# Rack pulls.



## saltylifter (Feb 1, 2017)

Been awhile sense I posted a video so I wanted to make it worth watching. 
Fun rack pulls
My little pony 

Top video 765 2 reps 
Bottom video 815 1 rep

Felt great


----------



## NbleSavage (Feb 1, 2017)

Nice pull! I see a lot of bros confused about pin positioning on rack pulls. You pull from the same leverage I do: just above the knee. 

Looking strong.


----------



## BigJohnny (Feb 1, 2017)

Looking strong, salty! I've been wondering where your videos went! Keeping that strength a secret, huh?


----------



## StillKickin (Feb 1, 2017)

Nice Salty!
Am I crazy or are you looking bigger than the last video I saw you put up?


----------



## saltylifter (Feb 1, 2017)

BigJohnny said:


> Looking strong, salty! I've been wondering where your videos went! Keeping that strength a secret, huh?



Thanks man. Just eat anything I can get my hands on. Need to get on another program  but I been doing my own thing for awhile now and been getting some good results.



StillKickin said:


> Nice Salty!
> Am I crazy or are you looking bigger than the last video I saw you put up?



I been gaining some weight. Jack in the box in the morning has been killing me



NbleSavage said:


> Nice pull! I see a lot of bros confused about pin positioning on rack pulls. You pull from the same leverage I do: just above the knee.
> Looking strong.



The only place I've ever been doing rack pulls from. Nice and strong pulls


----------



## bigdog (Feb 1, 2017)

I cant see the videos. DAMMIT SALTY FIX THIS SHIT!


----------



## snake (Feb 1, 2017)

Salty is hoggin' all the plates again. 

I love that shit for DL's but I like them off of concrete blocks. It's somewhat lower but the effect is kind of the same. There's just something about having that much weight in your hands that stresses every muscle in your body and says, "Grow dammit!"


----------



## Assassin32 (Feb 1, 2017)

Nice work dude. That's some serious weight Salty...damn.


----------



## automatondan (Feb 1, 2017)

Nice work dude! You are a beast!


----------



## saltylifter (Feb 1, 2017)

bigdog said:


> I cant see the videos. DAMMIT SALTY FIX THIS SHIT!
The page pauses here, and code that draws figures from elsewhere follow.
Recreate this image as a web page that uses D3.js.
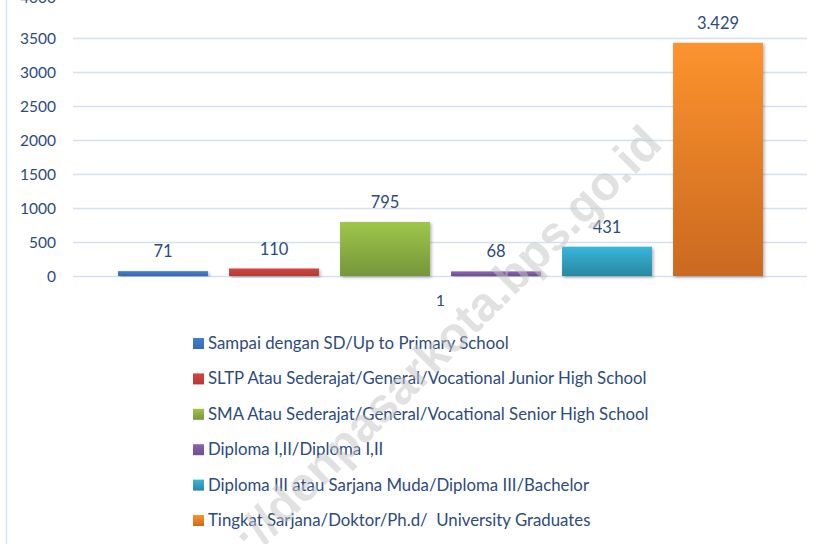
<!DOCTYPE html>
<html>
<head>
<meta charset="utf-8">
<script src="https://cdn.jsdelivr.net/npm/d3@7"></script>
<style>
  body { margin: 0; background: #fff; }
  svg { display: block; font-family: Lato, "Open Sans", sans-serif; }
</style>
</head>
<body>
<div id="chart"></div>
<script>
// categories (legend labels) and values
var categories = [
	"Sampai dengan SD/Up to Primary School",
	"SLTP Atau Sederajat/General/Vocational Junior High School",
	"SMA Atau Sederajat/General/Vocational Senior High School",
	"Diploma I,II/Diploma I,II",
	"Diploma III atau Sarjana Muda/Diploma III/Bachelor",
	"Tingkat Sarjana/Doktor/Ph.d/  University Graduates"
];
var values = [71, 110, 795, 68, 431, 3429];
var yTicks = [0, 500, 1000, 1500, 2000, 2500, 3000, 3500, 4000];
var groupLabel = "1";
// gradient top / bottom colours
var colorsTop = ["#3f7fd3", "#d4433d", "#9ec64a", "#8b63b2", "#38b6da", "#fd932e"];
var colorsBottom = ["#3869ad", "#b33a36", "#76963a", "#6c4e92", "#2888a1", "#ca6920"];

var width = 827, height = 544;
var textColor = "#2d4b7c";

var svg = d3.select("#chart").append("svg")
	.attr("width", width)
	.attr("height", height);

var defs = svg.append("defs");
categories.forEach(function (c, i) {
	var g = defs.append("linearGradient")
		.attr("id", "grad" + i)
		.attr("x1", 0).attr("y1", 0).attr("x2", 0).attr("y2", 1);
	g.append("stop").attr("offset", "0%").attr("stop-color", colorsTop[i]);
	g.append("stop").attr("offset", "100%").attr("stop-color", colorsBottom[i]);
});
defs.append("filter").attr("id", "shadow")
	.attr("x", "-10%").attr("y", "-10%").attr("width", "130%").attr("height", "130%")
	.append("feDropShadow")
	.attr("dx", 1.5).attr("dy", 1.5).attr("stdDeviation", 1.5)
	.attr("flood-color", "#000").attr("flood-opacity", 0.3);

// left frame line
svg.append("line")
	.attr("x1", 6.5).attr("x2", 6.5)
	.attr("y1", 0).attr("y2", height)
	.attr("stroke", "#d5e3f4").attr("stroke-width", 1.5);

var y = d3.scaleLinear().domain([0, 4000]).range([276, 4]);
var x = d3.scaleBand()
	.domain(categories)
	.range([107.5, 773.5])
	.paddingInner(0.19)
	.paddingOuter(0.095);

// the picture is cropped at the top: the top gridline falls off the edge
var topTick = yTicks[yTicks.length - 1];

// gridlines
svg.append("g").selectAll("line")
	.data(yTicks.filter(function (d) { return d !== topTick; }))
	.join("line")
	.attr("x1", 73).attr("x2", 807)
	.attr("y1", function (d) { return y(d) + 0.5; })
	.attr("y2", function (d) { return y(d) + 0.5; })
	.attr("stroke", "#d3e1f3").attr("stroke-width", 1.5);

// y tick labels
svg.append("g").selectAll("text")
	.data(yTicks)
	.join("text")
	.attr("x", 56)
	.attr("y", function (d) { return d === topTick ? 3 : y(d) + 5.5; })
	.attr("text-anchor", "end")
	.attr("font-size", 15.5)
	.attr("fill", textColor)
	.text(function (d) { return d; });

// bars
svg.append("g").selectAll("rect")
	.data(values)
	.join("rect")
	.attr("x", function (d, i) { return x(categories[i]); })
	.attr("y", function (d) { return y(d); })
	.attr("width", x.bandwidth())
	.attr("height", function (d) { return y(0) - y(d); })
	.attr("fill", function (d, i) { return "url(#grad" + i + ")"; })
	.attr("filter", "url(#shadow)");

// value labels
var fmt = d3.formatLocale({ decimal: ",", thousands: ".", grouping: [3], currency: ["", ""] }).format(",d");
svg.append("g").selectAll("text")
	.data(values)
	.join("text")
	.attr("x", function (d, i) { return x(categories[i]) + x.bandwidth() / 2; })
	.attr("y", function (d) { return y(d) - 14; })
	.attr("text-anchor", "middle")
	.attr("font-size", 16.5)
	.attr("fill", textColor)
	.text(function (d) { return fmt(d); });

// category label
svg.append("text")
	.attr("x", (x.range()[0] + x.range()[1]) / 2)
	.attr("y", 306)
	.attr("text-anchor", "middle")
	.attr("font-size", 16)
	.attr("fill", textColor)
	.text(groupLabel);

// legend
var legend = svg.append("g").selectAll("g")
	.data(categories)
	.join("g")
	.attr("transform", function (d, i) { return "translate(193," + (338 + i * 35.4) + ")"; });
legend.append("rect")
	.attr("width", 11).attr("height", 11)
	.attr("fill", function (d, i) { return "url(#grad" + i + ")"; });
legend.append("text")
	.attr("x", 15)
	.attr("y", 11)
	.attr("font-size", 16.8)
	.attr("fill", textColor)
	.style("white-space", "pre")
	.attr("xml:space", "preserve")
	.text(function (d) { return d; });

// watermark
svg.append("text")
	.attr("transform", "translate(664,146) rotate(-45)")
	.attr("text-anchor", "end")
	.attr("font-family", "'Liberation Sans', Arial, sans-serif")
	.attr("font-weight", "bold")
	.attr("font-size", 48)
	.attr("fill", "#c4c4c4")
	.attr("opacity", 0.5)
	.text("https://denpasarkota.bps.go.id");
</script>
</body>
</html>
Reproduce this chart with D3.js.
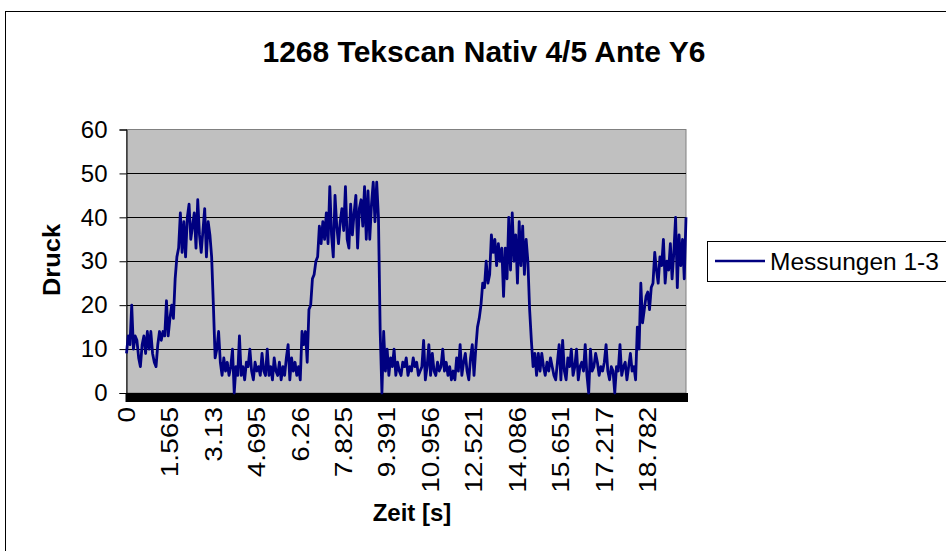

Lay off the porn videos and it might work..



snake said:


> Salty is hoggin' all the plates again.
> 
> I love that shit for DL's but I like them off of concrete blocks. It's somewhat lower but the effect is kind of the same. There's just something about having that much weight in your hands that stresses every muscle in your body and says, "Grow dammit!"


Felt amazing. I attempted 855lbs and couldn't do it but 815 went up easy.
Had a huge chest pump after it was weird 



Assassin32 said:


> Nice work dude. That's some serious weight Salty...damn.



Thanks man. 



automatondan said:


> Nice work dude! You are a beast!


Appreciate it man. Felts great


----------



## John Ziegler (Feb 1, 2017)

saltylifter said:


>



Bawitdaba da bang a dang diggy diggy diggy said the boogy said up jump the boogy!


----------



## SuperBane (Feb 2, 2017)

Nice work man


----------



## captncrunchyslams (Feb 7, 2017)

Good pull! How much you pull off the floor? Also good- no straps.


----------



## Beezy (Apr 15, 2017)

Nice pull! That would've been all the plates at my gym ffs


----------



## BigSwolePump (Apr 15, 2017)

Very nice! Solid weight right there. That poor bar didn't have much room to add anything else lol.

I need to try these again, My deadlift has been almost non-existent the past few months. This may be the ticket for me to keep going for a while or at least until my back heals up.


----------



## Beezy (Apr 15, 2017)

I've never heard of that move. I'll have to try that this afternoon.


----------



## ECKSRATED (Apr 16, 2017)

Beezy said:


> I've never heard of that move. I'll have to try that this afternoon.



It's good to overload with. But don't be going super crazy using 400 more pounds than u can pull from the floor tho.


----------



## Beezy (Apr 16, 2017)

I'll start with 225 and see how it feels. No rush to catch up with Salty


----------



## Georgia (Apr 16, 2017)

Holy shit. That's the result of years and years of hard work and dedication


----------



## saltylifter (Apr 17, 2017)

captncrunchyslams said:


> Good pull! How much you pull off the floor? Also good- no straps.


Thanks man. Felt great that day



Beezy said:


> I've never heard of that move. I'll have to try that this afternoon.


It's a great man. Just be smart with it like anything else 



Georgia said:


> Holy shit. That's the result of years and years of hard work and dedication


Thanks man. Like adding these every so often


----------